Reproduce the listing below exactly, beginning with its first line and ending with the line that holds "var leftMin = -0.0003, leftMax = 0.00015;"; pictures are not part of the copy.

┄┄┄┄┄┄┄┄┄┄┄┄┄┄┄┄┄┄┄┄

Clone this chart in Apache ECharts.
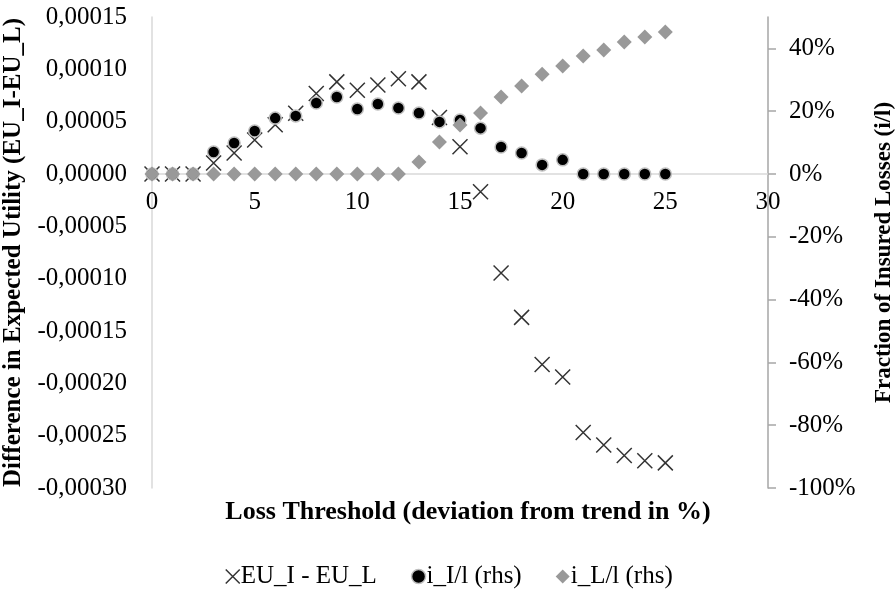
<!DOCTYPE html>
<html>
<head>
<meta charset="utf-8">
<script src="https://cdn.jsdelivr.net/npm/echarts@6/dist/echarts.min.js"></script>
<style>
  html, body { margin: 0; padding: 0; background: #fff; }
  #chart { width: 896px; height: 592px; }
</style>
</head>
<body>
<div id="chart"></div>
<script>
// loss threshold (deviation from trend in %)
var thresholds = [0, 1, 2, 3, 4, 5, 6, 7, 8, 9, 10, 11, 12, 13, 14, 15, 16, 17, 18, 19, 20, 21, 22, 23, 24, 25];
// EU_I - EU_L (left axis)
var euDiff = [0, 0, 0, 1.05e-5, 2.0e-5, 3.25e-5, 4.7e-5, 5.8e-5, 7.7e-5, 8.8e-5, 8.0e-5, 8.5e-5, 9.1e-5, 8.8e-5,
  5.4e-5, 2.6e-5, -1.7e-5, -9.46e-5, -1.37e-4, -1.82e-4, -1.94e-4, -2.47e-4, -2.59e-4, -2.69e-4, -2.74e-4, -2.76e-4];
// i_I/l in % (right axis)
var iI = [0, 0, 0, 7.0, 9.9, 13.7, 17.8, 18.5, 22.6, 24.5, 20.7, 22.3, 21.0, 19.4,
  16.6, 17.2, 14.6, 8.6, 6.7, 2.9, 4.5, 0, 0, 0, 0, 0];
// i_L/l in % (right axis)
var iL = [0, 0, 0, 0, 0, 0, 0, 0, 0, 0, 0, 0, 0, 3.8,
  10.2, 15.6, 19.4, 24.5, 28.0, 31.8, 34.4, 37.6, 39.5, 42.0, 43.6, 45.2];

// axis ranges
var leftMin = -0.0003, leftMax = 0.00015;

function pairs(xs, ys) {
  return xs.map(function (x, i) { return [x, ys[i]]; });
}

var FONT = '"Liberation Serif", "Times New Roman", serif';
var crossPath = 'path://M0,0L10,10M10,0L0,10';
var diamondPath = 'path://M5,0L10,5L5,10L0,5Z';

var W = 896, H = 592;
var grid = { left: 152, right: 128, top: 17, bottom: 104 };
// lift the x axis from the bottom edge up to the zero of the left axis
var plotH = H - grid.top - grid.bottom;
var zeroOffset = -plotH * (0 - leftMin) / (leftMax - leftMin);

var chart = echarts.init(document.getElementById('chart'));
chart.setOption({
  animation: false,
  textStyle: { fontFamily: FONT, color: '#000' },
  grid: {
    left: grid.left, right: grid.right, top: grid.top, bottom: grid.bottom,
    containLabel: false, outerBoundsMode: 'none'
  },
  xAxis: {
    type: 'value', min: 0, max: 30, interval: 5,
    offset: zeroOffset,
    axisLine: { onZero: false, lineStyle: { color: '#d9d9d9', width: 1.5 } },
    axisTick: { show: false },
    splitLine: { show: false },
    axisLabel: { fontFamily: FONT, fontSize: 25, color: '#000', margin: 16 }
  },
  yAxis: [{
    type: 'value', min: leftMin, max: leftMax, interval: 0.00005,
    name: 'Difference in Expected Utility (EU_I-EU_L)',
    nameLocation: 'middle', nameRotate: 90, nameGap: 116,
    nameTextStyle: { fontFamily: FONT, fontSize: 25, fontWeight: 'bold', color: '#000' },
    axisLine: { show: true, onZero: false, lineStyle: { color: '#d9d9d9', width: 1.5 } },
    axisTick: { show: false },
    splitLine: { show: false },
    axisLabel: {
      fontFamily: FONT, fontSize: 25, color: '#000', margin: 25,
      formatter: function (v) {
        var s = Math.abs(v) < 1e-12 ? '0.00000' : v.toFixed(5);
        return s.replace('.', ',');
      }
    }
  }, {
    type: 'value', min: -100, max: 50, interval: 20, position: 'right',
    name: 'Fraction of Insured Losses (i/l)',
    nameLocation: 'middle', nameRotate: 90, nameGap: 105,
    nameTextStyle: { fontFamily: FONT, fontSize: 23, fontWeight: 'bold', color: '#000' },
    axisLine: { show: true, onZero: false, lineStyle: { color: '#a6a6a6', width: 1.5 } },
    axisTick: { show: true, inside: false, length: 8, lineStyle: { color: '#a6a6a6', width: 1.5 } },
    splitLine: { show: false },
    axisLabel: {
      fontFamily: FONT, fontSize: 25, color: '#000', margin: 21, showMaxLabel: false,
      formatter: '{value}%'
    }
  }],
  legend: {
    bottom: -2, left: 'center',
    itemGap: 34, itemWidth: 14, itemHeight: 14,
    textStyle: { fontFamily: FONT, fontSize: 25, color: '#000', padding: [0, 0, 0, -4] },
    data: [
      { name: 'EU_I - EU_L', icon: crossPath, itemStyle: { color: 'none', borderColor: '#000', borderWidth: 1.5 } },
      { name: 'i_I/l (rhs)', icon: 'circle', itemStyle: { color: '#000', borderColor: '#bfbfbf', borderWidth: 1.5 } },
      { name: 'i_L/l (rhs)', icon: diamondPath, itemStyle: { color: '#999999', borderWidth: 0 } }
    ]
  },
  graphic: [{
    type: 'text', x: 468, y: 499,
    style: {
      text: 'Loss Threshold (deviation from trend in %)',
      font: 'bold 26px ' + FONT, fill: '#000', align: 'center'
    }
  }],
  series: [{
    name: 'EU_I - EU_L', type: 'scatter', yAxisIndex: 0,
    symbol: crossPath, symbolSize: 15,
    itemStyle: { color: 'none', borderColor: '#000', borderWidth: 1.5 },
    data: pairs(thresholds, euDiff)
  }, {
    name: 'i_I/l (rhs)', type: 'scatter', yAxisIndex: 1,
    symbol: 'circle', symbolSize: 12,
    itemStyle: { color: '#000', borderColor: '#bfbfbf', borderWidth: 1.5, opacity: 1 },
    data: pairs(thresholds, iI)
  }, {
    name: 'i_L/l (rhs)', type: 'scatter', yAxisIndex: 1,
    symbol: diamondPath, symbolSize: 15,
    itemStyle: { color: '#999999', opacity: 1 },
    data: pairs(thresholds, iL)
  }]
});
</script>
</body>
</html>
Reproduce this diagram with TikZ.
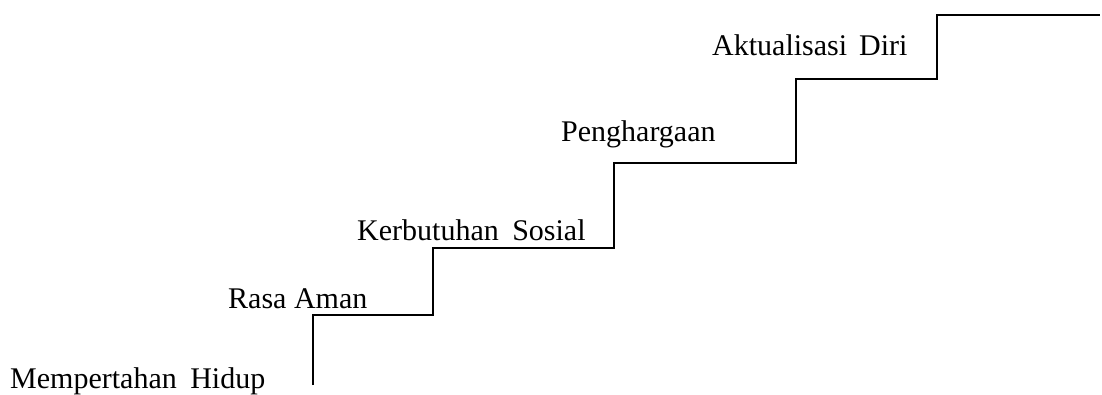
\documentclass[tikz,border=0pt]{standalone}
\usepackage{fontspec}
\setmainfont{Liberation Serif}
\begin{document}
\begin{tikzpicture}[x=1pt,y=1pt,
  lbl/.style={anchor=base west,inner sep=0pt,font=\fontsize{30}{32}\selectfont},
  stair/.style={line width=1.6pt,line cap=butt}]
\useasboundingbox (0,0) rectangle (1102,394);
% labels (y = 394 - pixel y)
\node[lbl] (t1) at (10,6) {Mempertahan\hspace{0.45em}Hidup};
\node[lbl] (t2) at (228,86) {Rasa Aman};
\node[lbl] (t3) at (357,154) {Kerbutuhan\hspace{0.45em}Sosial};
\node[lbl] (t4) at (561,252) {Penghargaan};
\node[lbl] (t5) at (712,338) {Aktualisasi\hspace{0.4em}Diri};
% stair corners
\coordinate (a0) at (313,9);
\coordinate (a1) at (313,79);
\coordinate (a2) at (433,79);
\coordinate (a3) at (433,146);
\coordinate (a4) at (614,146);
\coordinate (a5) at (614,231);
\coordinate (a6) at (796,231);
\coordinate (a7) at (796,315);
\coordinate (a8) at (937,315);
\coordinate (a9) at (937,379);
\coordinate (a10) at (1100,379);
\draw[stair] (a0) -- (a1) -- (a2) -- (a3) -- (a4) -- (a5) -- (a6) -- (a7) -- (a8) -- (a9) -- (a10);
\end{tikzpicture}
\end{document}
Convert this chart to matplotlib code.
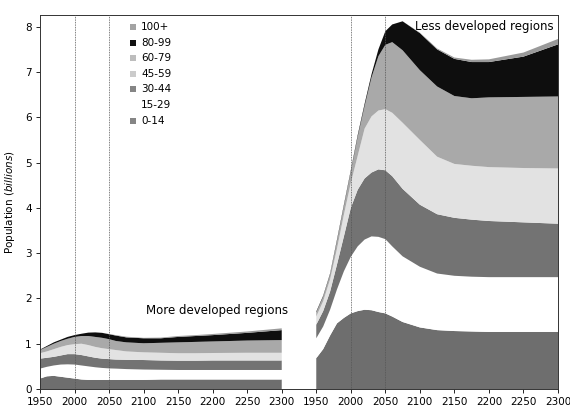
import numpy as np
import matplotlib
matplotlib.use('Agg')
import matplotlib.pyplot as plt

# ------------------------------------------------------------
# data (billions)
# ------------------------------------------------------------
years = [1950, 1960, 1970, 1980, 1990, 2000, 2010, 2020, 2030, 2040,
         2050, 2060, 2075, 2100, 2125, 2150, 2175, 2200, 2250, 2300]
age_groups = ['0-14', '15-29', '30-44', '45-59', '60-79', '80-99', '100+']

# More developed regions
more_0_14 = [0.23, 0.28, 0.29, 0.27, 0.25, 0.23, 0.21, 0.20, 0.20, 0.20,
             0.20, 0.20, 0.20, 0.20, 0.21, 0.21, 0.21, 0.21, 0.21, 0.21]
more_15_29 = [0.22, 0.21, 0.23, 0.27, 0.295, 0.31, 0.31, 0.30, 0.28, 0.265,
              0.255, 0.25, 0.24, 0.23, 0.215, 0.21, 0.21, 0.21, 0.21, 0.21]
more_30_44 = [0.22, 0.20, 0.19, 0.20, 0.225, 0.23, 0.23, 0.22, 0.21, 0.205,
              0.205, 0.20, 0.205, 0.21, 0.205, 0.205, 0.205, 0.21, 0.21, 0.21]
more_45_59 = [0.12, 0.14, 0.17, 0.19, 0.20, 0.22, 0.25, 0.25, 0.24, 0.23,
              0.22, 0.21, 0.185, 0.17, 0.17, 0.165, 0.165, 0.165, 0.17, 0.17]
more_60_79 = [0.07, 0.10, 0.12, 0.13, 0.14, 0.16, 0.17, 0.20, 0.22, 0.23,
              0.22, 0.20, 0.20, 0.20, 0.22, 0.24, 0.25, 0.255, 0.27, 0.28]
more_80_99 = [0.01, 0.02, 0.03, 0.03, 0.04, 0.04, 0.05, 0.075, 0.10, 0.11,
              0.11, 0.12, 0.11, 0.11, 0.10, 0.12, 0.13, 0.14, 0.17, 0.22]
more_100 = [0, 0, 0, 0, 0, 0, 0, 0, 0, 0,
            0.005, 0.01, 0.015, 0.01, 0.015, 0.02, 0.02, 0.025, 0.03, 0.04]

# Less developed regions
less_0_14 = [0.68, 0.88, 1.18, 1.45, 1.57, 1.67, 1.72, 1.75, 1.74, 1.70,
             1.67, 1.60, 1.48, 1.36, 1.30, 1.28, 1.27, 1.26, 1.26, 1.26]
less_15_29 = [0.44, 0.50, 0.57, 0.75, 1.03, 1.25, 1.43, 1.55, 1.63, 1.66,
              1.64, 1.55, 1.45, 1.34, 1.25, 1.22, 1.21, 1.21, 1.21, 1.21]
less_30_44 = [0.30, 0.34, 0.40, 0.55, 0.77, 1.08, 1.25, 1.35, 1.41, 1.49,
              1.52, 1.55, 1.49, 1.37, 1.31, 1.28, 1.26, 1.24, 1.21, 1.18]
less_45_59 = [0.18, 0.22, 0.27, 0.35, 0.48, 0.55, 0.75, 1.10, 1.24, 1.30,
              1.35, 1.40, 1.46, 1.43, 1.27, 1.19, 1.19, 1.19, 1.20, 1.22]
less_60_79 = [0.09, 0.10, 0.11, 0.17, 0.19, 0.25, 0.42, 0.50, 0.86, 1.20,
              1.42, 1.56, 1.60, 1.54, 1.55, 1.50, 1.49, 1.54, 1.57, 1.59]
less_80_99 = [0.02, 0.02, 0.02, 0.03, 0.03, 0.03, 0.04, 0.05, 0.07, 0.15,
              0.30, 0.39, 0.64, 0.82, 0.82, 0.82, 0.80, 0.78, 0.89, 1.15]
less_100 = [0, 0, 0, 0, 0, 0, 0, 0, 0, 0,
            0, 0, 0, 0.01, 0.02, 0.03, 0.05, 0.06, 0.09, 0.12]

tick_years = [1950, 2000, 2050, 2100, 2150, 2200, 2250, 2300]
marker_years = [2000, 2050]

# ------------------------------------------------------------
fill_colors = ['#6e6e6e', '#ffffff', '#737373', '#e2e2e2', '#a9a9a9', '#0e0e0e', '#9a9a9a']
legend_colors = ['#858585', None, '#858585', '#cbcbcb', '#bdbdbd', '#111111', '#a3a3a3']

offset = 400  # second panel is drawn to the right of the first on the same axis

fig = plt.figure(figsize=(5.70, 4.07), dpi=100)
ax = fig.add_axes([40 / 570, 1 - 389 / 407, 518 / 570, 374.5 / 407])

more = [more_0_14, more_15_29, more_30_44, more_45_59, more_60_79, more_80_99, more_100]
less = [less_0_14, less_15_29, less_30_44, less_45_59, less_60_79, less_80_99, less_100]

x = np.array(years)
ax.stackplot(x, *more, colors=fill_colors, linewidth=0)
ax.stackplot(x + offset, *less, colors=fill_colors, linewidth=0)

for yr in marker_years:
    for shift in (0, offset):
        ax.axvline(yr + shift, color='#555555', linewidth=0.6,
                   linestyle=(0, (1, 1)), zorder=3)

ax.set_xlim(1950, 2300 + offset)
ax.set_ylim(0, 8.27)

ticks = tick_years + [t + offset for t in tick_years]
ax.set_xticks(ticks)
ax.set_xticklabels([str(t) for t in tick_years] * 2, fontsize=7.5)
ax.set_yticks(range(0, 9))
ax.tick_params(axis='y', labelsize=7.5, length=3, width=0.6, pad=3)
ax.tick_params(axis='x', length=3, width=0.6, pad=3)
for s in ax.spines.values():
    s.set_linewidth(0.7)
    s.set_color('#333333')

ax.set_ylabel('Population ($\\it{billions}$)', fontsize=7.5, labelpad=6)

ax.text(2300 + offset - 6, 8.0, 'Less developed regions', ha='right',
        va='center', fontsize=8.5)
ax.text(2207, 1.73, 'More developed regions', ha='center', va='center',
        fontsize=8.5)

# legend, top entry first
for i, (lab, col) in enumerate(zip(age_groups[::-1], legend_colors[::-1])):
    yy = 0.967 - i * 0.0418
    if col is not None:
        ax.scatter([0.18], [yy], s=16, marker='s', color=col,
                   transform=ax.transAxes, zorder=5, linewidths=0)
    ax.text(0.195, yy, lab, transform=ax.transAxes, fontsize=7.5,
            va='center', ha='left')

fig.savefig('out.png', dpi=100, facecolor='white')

┄┄┄┄┄┄┄┄┄┄┄┄┄┄┄┄┄┄┄┄

## CORRECT ANSWER
Clone this chart in Apache ECharts.
<!DOCTYPE html>
<html>
<head>
<meta charset="utf-8">
<script src="https://cdn.jsdelivr.net/npm/echarts@6/dist/echarts.min.js"></script>
<style>
  html, body { margin: 0; padding: 0; background: #fff; }
  #chart { width: 896px; height: 592px; }
</style>
</head>
<body>
<div id="chart"></div>
<script>
// loss threshold (deviation from trend in %)
var thresholds = [0, 1, 2, 3, 4, 5, 6, 7, 8, 9, 10, 11, 12, 13, 14, 15, 16, 17, 18, 19, 20, 21, 22, 23, 24, 25];
// EU_I - EU_L (left axis)
var euDiff = [0, 0, 0, 1.05e-5, 2.0e-5, 3.25e-5, 4.7e-5, 5.8e-5, 7.7e-5, 8.8e-5, 8.0e-5, 8.5e-5, 9.1e-5, 8.8e-5,
  5.4e-5, 2.6e-5, -1.7e-5, -9.46e-5, -1.37e-4, -1.82e-4, -1.94e-4, -2.47e-4, -2.59e-4, -2.69e-4, -2.74e-4, -2.76e-4];
// i_I/l in % (right axis)
var iI = [0, 0, 0, 7.0, 9.9, 13.7, 17.8, 18.5, 22.6, 24.5, 20.7, 22.3, 21.0, 19.4,
  16.6, 17.2, 14.6, 8.6, 6.7, 2.9, 4.5, 0, 0, 0, 0, 0];
// i_L/l in % (right axis)
var iL = [0, 0, 0, 0, 0, 0, 0, 0, 0, 0, 0, 0, 0, 3.8,
  10.2, 15.6, 19.4, 24.5, 28.0, 31.8, 34.4, 37.6, 39.5, 42.0, 43.6, 45.2];

// axis ranges
var leftMin = -0.0003, leftMax = 0.00015;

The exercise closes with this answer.